Перед радистами я выступил с речью, аналогичной той, которую держал перед офицерами и мичманами в кают-компании мичманов, сократив ее только за счет более короткого изложения своей биографии. При этом выступлении своими тезисами, тетрадями с цитатами и листами с текстами радиограмм я не пользовался — говорил по памяти. Тем не менее все основные положения подготовленной ранее речи нашли свое отражение. Были заданы два вопроса: не будут ли расценены наши действия как нарушение воинской присяги и не будет ли нарушением радиообмена отправление радиограммы в адрес Главкома открытым текстом. На первый вопрос я ответил, что мы не изменники Родины, потому и не нарушаем воинской присяги, а на второй вопрос — мы не нарушаем установленный на флоте порядок радиообмена, так как радиограммы будут идти в зашифрованном виде. Выступление в кубрике № 1 перед радистами и ответы на вопросы на указанные вопросы заняли примерно 45 минут. .. .Я не цитировал классиков марксизма-ленинизма и не заготовил тексты радиограммы Главкому и радиограммы обращения “Всем! Всем! Всем!..” Все радисты проголосовали единогласно за мой план захвата корабля и дальнейшую программу действий».

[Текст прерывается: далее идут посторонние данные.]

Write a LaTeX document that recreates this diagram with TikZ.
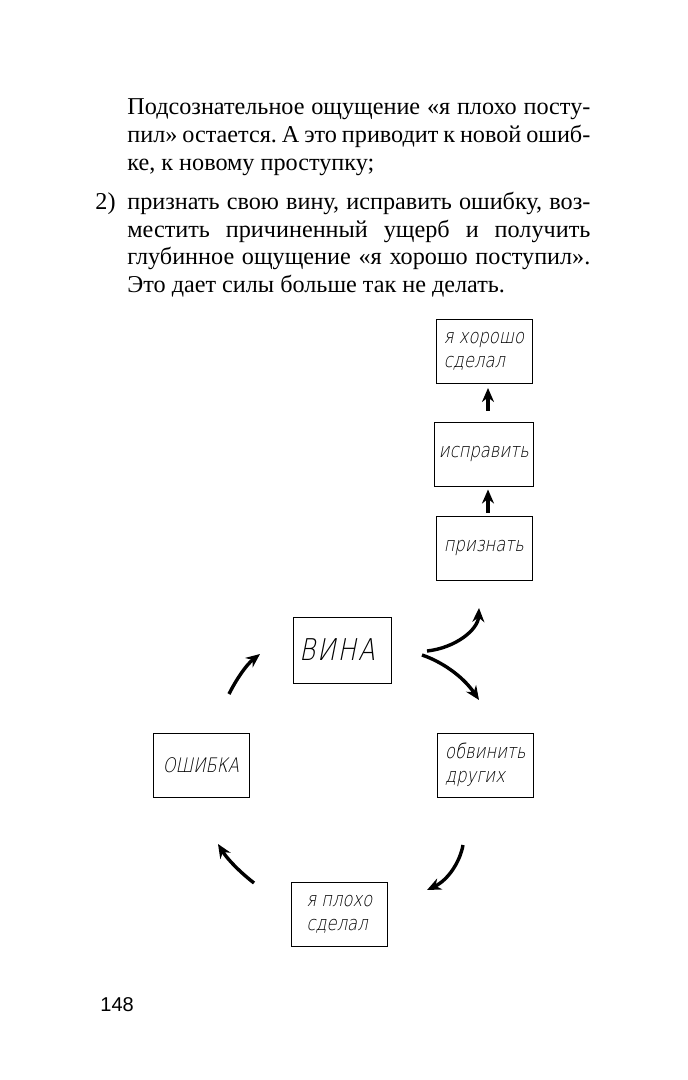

Разумеется, что во время следствия выяснилось, что ни о каком единогласном одобрении, а тем более голосовании речи не было. На самом деле Саблин ограничился рассказом своей биографии, затем поведал о несправедливости в стране, о том, что он знает, как сделать все лучше, закончил же свою речь заявлением, что никому ничего не будет и бояться абсолютно нечего.

* * *

В это время во 2-м тамбуре, куда выходит люк поста РТС № 2, где был заперт капитан 2-го ранга Потульный, едва не начался настоящий бой. Матросы предприняли первую отчаянную попытку освободить своего командира.

Рассказывает вице-адмирал А.И. Корниенко: «Находясь изолированным в рубке, капитан 2-го ранга Потульный пытался освободиться, стучал в переборку, пытаясь уговорить Шейна выпустить его: “Скажи, Шейн, ты почему пошел на это? Ведь это преступление, Шейн...” Старшина 2-й статьи Поспелов и матрос Нобиев попытались освободить командира. Но вмешались трое пьяных мичманов, завязалась драка. Потульный остался взаперти».

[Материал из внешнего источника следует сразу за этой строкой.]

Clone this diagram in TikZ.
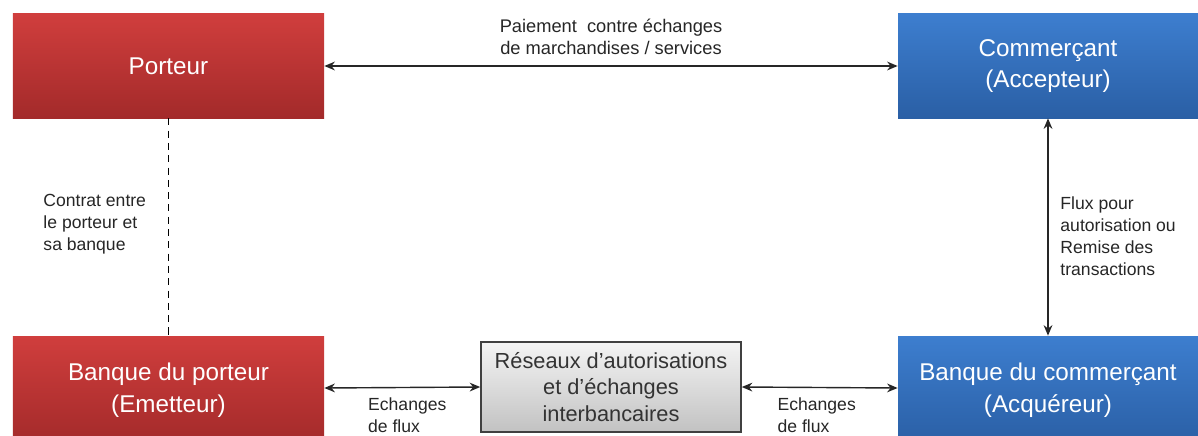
\documentclass[tikz,border=0pt]{standalone}
\usepackage{fontspec}
\setmainfont{Liberation Sans}
\usepackage{tikz}
\usetikzlibrary{positioning, arrows.meta, calc}

\definecolor{rougeHaut}{HTML}{D03E3D}
\definecolor{rougeBas}{HTML}{A32A2A}
\definecolor{bleuHaut}{HTML}{3D7ECF}
\definecolor{bleuBas}{HTML}{2A5FA5}
\definecolor{grisHaut}{HTML}{F4F4F4}
\definecolor{grisBas}{HTML}{C2C2C2}
\definecolor{texte}{HTML}{262626}

\begin{document}
\begin{tikzpicture}[
            % Styles des noeuds
            acteur/.style={rectangle, minimum width=6.22cm, minimum height=2.08cm, align=center,
                text=white, font=\fontsize{13.8}{18}\selectfont},
            porteurbox/.style={acteur, top color=rougeHaut, bottom color=rougeBas},
            commercebox/.style={acteur, top color=bleuHaut, bottom color=bleuBas, minimum width=6cm},
            reseau/.style={rectangle, draw=black!75, line width=0.9pt, top color=grisHaut, bottom color=grisBas,
                minimum width=5.2cm, minimum height=1.8cm, align=center, text=black!80,
                font=\fontsize{12.4}{15}\selectfont},
            etiquette/.style={align=left, text=texte, font=\fontsize{10}{12.5}\selectfont, inner sep=1pt},
            arrow/.style={<->, >={Stealth[length=6pt, width=5pt]}, line width=0.8pt, draw=black!85}
        ]

            \useasboundingbox (0,0) rectangle (23.96,-8.72);

            % Noeuds
            \node[porteurbox] (porteur) at (3.37,-1.32) {Porteur};
            \node[commercebox] (commercant) at (20.96,-1.32) {Commerçant\\(Accepteur)};
            \node[porteurbox, minimum height=2.16cm] (bqporteur) at (3.37,-7.8) {Banque du porteur\\(Emetteur)};
            \node[commercebox, minimum height=2.16cm] (bqcommercant) at (20.96,-7.8) {Banque du commerçant\\(Acquéreur)};
            \node[reseau] (reseau) at (12.22,-7.74) {Réseaux d’autorisations\\et d’échanges\\interbancaires};

            % Liaisons du haut
            \draw[arrow] (porteur.east) -- node[etiquette, align=center, above=0.17cm, font=\fontsize{10.4}{12.5}\selectfont] {Paiement\ \ contre échanges\\de marchandises / services} (commercant.west);

            % Liaisons verticales
            \draw[dashed, line width=0.8pt, dash pattern=on 4pt off 3pt] (porteur.south) -- node[etiquette, left=0.4cm, yshift=0.06cm] {Contrat entre\\le porteur et\\sa banque} (bqporteur.north);
            \draw[arrow] (commercant.south) -- node[etiquette, right=0.2cm, yshift=-0.18cm] {Flux pour\\autorisation ou\\Remise des\\transactions} (bqcommercant.north);

            % Liaisons du bas
            \draw[arrow] ($(bqporteur.east)+(0,0.04)$) -- node[etiquette, below=0.15cm, xshift=0.1cm] {Echanges\\de flux} (reseau.west);
            \draw[arrow] (reseau.east) -- node[etiquette, below=0.15cm, xshift=-0.06cm] {Echanges\\de flux} ($(bqcommercant.west)+(0,0.04)$);
        \end{tikzpicture}
\end{document}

На первом допросе 10 ноября 1975 года, проходившем в Риге, В.М. Саблин как мог пытался исказить суть произошедшего у поста № 2 события: «Когда вечером 8 ноября я закрыл командира в посту № 2, вызвал Шейна и предложил ему посмотреть за люком поста № 2, чтобы никто оттуда не выпустил командира, пока я проведу беседу с личным составом. Я знаю, что он находился на посту в то время, когда я проводил беседы...

Около 24 часов мне сообщили, что Копылов пытается пройти на бак мимо поста № 2. Шейн решил, что он хочет освободить командира. На замечание Шейна, что тут ходить нельзя, Копылов из-за самолюбия ответил что-то грубовато. Поэтому они подрались между собой. Потом я вызвал к себе Копылова и спросил, зачем же он дрался с Шейным. Копылов согласился, что ему ничего не объяснили».

Старшина команды радиометристов B.C. Копылов во время следствия дал совсем иную интерпретацию событий в тамбуре № 2: «Саблин и Шейн захватили корабль. Я хотел освободить командира Потульного (а вовсе не пытался пройти мимо, как утверждал Саблин. — В.Ш,). Но мне помешал Шейн. Он наставил на меня пистолет. После чего ворвавшиеся в тамбур мичмана Калиничев, Величко, Гоменчук и Бородай (все четверо пьяные. — В.Ш.) схватили меня, а Шейн рукояткой пистолета разбил до крови голову».

Из архивной справки: «Копылов Виктор Сергеевич, 1954 г.р., уроженец деревни Комары Костромской области, с декабря 1973 г. старшина команды радиометристов БИП БПК “Сторожевой”, старшина 1-й статьи. При попытке освободить из-под ареста командира корабля был схвачен и избит мичманами Величко, Гоменчуком, Бородаем и матросом Шейным (ударил его рукояткой пистолета и рассек кожу в затылочной области). Впоследствии вместе с Набие-вым, Лыковым, Борисовым и другими освободил изолированных офицеров и мичманов, а также командира корабля Потульного».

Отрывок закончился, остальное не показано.